▶ [Task statement] Retype only what runs from the beginning of the data through the line with "const axisCol = '#2a2a2a';"; please omit the pictures and keep every line exact.

▶ [Data shown]
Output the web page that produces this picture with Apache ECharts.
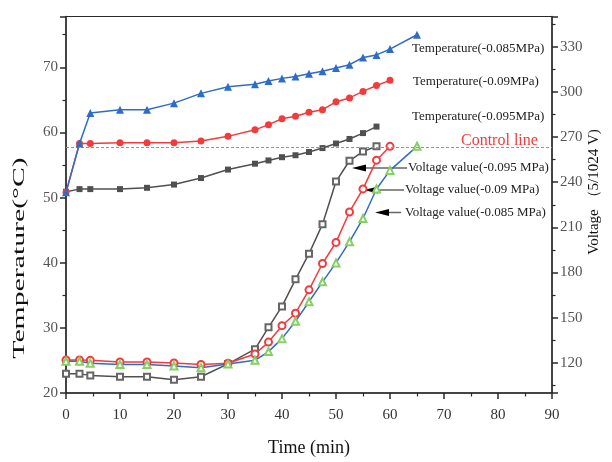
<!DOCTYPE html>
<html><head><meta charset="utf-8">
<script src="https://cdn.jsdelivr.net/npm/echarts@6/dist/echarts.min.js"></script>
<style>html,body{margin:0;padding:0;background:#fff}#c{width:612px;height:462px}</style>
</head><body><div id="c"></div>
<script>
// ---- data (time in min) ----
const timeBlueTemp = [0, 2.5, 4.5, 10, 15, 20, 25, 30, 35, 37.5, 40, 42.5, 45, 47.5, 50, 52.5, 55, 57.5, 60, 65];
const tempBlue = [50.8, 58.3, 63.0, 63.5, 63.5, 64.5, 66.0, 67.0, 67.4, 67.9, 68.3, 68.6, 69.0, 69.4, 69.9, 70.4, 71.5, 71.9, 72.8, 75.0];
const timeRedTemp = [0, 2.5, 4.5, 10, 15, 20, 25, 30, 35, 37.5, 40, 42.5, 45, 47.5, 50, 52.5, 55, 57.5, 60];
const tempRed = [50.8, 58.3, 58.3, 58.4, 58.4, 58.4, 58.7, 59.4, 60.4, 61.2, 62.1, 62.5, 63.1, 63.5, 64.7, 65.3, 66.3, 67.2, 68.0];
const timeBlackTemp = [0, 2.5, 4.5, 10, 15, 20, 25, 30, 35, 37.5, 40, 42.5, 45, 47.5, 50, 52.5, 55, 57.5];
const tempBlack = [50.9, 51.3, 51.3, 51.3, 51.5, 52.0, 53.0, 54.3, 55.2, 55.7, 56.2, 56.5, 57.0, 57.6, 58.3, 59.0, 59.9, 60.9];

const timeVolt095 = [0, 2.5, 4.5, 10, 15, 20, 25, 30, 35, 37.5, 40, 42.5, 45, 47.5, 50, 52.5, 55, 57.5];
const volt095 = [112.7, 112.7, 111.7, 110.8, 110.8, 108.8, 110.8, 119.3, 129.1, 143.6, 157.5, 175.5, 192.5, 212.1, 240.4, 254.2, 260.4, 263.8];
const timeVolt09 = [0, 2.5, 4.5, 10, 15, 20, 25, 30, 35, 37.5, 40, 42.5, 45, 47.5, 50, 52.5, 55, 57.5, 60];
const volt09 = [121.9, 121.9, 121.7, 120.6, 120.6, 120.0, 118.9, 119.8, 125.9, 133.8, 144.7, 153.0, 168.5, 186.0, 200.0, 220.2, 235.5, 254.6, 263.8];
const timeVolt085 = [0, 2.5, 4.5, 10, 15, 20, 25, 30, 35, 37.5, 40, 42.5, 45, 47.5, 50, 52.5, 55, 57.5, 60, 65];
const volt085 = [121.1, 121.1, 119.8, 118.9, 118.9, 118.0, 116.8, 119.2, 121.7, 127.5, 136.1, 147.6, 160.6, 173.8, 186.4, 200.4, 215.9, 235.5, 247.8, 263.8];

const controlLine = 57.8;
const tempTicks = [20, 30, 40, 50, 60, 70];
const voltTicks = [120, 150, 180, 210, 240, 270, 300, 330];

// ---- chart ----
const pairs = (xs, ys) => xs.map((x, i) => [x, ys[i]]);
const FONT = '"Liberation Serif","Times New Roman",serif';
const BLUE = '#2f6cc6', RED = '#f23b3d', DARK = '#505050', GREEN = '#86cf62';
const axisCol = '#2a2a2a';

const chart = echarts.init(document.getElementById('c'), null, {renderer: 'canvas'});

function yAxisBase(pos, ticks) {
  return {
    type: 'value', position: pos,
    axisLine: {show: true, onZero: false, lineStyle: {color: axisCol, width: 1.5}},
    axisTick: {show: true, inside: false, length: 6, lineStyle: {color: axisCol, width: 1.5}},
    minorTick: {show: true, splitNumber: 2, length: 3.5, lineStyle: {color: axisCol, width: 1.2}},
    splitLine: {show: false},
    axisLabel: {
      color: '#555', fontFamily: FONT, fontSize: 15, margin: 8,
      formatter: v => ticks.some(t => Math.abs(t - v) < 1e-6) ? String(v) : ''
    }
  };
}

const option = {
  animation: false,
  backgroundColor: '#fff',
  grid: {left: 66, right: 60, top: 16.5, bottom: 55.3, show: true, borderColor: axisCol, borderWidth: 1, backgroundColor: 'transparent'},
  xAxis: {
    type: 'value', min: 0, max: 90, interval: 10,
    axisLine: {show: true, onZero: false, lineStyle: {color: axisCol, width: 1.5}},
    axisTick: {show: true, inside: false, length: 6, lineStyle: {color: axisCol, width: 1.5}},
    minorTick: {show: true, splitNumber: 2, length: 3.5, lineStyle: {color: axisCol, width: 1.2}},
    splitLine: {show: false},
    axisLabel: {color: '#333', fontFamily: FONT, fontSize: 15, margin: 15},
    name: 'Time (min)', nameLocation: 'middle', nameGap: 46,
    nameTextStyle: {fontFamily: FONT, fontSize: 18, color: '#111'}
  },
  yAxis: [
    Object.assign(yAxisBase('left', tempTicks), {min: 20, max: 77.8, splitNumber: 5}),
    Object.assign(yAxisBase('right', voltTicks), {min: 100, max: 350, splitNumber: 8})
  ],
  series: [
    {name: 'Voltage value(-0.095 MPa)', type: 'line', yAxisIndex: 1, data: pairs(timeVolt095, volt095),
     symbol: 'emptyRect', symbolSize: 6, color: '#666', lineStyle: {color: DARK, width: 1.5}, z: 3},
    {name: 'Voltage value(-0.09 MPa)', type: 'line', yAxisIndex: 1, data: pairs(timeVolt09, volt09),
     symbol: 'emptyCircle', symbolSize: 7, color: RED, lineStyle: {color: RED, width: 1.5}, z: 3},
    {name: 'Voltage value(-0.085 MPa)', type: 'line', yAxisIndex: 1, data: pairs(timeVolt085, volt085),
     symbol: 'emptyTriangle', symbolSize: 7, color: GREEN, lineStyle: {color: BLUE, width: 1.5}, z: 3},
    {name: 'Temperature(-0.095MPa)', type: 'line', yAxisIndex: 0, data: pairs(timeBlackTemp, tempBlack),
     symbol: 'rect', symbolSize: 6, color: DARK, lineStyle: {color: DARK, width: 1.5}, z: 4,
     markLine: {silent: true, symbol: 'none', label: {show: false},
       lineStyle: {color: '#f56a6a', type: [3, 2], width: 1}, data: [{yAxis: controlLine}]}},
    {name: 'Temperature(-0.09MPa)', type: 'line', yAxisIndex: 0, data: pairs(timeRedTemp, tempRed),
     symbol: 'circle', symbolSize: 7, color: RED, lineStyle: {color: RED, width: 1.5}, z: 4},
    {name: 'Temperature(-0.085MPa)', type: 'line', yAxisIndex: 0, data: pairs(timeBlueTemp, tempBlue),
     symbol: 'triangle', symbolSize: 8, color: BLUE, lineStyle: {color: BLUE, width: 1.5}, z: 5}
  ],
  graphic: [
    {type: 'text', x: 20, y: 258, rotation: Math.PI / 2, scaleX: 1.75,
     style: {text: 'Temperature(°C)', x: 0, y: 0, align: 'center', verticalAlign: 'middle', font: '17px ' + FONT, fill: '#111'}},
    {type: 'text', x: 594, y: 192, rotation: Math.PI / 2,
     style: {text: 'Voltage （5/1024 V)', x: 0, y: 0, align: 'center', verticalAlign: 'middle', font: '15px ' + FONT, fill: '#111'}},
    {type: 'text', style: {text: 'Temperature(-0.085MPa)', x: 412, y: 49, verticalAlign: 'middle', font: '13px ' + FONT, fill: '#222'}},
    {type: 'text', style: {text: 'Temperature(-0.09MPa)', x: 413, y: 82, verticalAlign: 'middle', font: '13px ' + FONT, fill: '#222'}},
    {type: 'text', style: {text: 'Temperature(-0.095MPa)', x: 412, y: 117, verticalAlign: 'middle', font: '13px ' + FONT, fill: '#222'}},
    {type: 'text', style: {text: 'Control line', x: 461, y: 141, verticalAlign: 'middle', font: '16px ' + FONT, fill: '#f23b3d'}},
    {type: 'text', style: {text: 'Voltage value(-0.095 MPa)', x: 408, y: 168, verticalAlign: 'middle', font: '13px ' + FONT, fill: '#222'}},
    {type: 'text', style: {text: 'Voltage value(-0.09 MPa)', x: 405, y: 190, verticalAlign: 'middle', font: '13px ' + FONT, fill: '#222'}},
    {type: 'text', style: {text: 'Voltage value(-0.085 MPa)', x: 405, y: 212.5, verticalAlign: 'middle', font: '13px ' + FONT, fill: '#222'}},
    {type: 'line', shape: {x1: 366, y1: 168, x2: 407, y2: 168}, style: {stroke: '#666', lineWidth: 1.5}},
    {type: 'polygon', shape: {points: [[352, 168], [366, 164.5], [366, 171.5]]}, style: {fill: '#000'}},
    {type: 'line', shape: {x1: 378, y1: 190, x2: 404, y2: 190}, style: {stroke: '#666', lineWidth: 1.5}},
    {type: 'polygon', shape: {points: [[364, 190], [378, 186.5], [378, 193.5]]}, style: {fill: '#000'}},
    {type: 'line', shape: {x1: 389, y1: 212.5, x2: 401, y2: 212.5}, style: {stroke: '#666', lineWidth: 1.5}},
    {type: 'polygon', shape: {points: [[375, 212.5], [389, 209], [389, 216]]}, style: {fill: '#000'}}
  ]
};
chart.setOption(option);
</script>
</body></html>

▶ [Exercise response]
Output the web page that produces this picture with Apache ECharts.
<!DOCTYPE html>
<html><head><meta charset="utf-8">
<script src="https://cdn.jsdelivr.net/npm/echarts@6/dist/echarts.min.js"></script>
<style>html,body{margin:0;padding:0;background:#fff}#c{width:612px;height:462px}</style>
</head><body><div id="c"></div>
<script>
// ---- data (time in min) ----
const timeBlueTemp = [0, 2.5, 4.5, 10, 15, 20, 25, 30, 35, 37.5, 40, 42.5, 45, 47.5, 50, 52.5, 55, 57.5, 60, 65];
const tempBlue = [50.8, 58.3, 63.0, 63.5, 63.5, 64.5, 66.0, 67.0, 67.4, 67.9, 68.3, 68.6, 69.0, 69.4, 69.9, 70.4, 71.5, 71.9, 72.8, 75.0];
const timeRedTemp = [0, 2.5, 4.5, 10, 15, 20, 25, 30, 35, 37.5, 40, 42.5, 45, 47.5, 50, 52.5, 55, 57.5, 60];
const tempRed = [50.8, 58.3, 58.3, 58.4, 58.4, 58.4, 58.7, 59.4, 60.4, 61.2, 62.1, 62.5, 63.1, 63.5, 64.7, 65.3, 66.3, 67.2, 68.0];
const timeBlackTemp = [0, 2.5, 4.5, 10, 15, 20, 25, 30, 35, 37.5, 40, 42.5, 45, 47.5, 50, 52.5, 55, 57.5];
const tempBlack = [50.9, 51.3, 51.3, 51.3, 51.5, 52.0, 53.0, 54.3, 55.2, 55.7, 56.2, 56.5, 57.0, 57.6, 58.3, 59.0, 59.9, 60.9];

const timeVolt095 = [0, 2.5, 4.5, 10, 15, 20, 25, 30, 35, 37.5, 40, 42.5, 45, 47.5, 50, 52.5, 55, 57.5];
const volt095 = [112.7, 112.7, 111.7, 110.8, 110.8, 108.8, 110.8, 119.3, 129.1, 143.6, 157.5, 175.5, 192.5, 212.1, 240.4, 254.2, 260.4, 263.8];
const timeVolt09 = [0, 2.5, 4.5, 10, 15, 20, 25, 30, 35, 37.5, 40, 42.5, 45, 47.5, 50, 52.5, 55, 57.5, 60];
const volt09 = [121.9, 121.9, 121.7, 120.6, 120.6, 120.0, 118.9, 119.8, 125.9, 133.8, 144.7, 153.0, 168.5, 186.0, 200.0, 220.2, 235.5, 254.6, 263.8];
const timeVolt085 = [0, 2.5, 4.5, 10, 15, 20, 25, 30, 35, 37.5, 40, 42.5, 45, 47.5, 50, 52.5, 55, 57.5, 60, 65];
const volt085 = [121.1, 121.1, 119.8, 118.9, 118.9, 118.0, 116.8, 119.2, 121.7, 127.5, 136.1, 147.6, 160.6, 173.8, 186.4, 200.4, 215.9, 235.5, 247.8, 263.8];

const controlLine = 57.8;
const tempTicks = [20, 30, 40, 50, 60, 70];
const voltTicks = [120, 150, 180, 210, 240, 270, 300, 330];

// ---- chart ----
const pairs = (xs, ys) => xs.map((x, i) => [x, ys[i]]);
const FONT = '"Liberation Serif","Times New Roman",serif';
const BLUE = '#2f6cc6', RED = '#f23b3d', DARK = '#505050', GREEN = '#86cf62';
const axisCol = '#2a2a2a';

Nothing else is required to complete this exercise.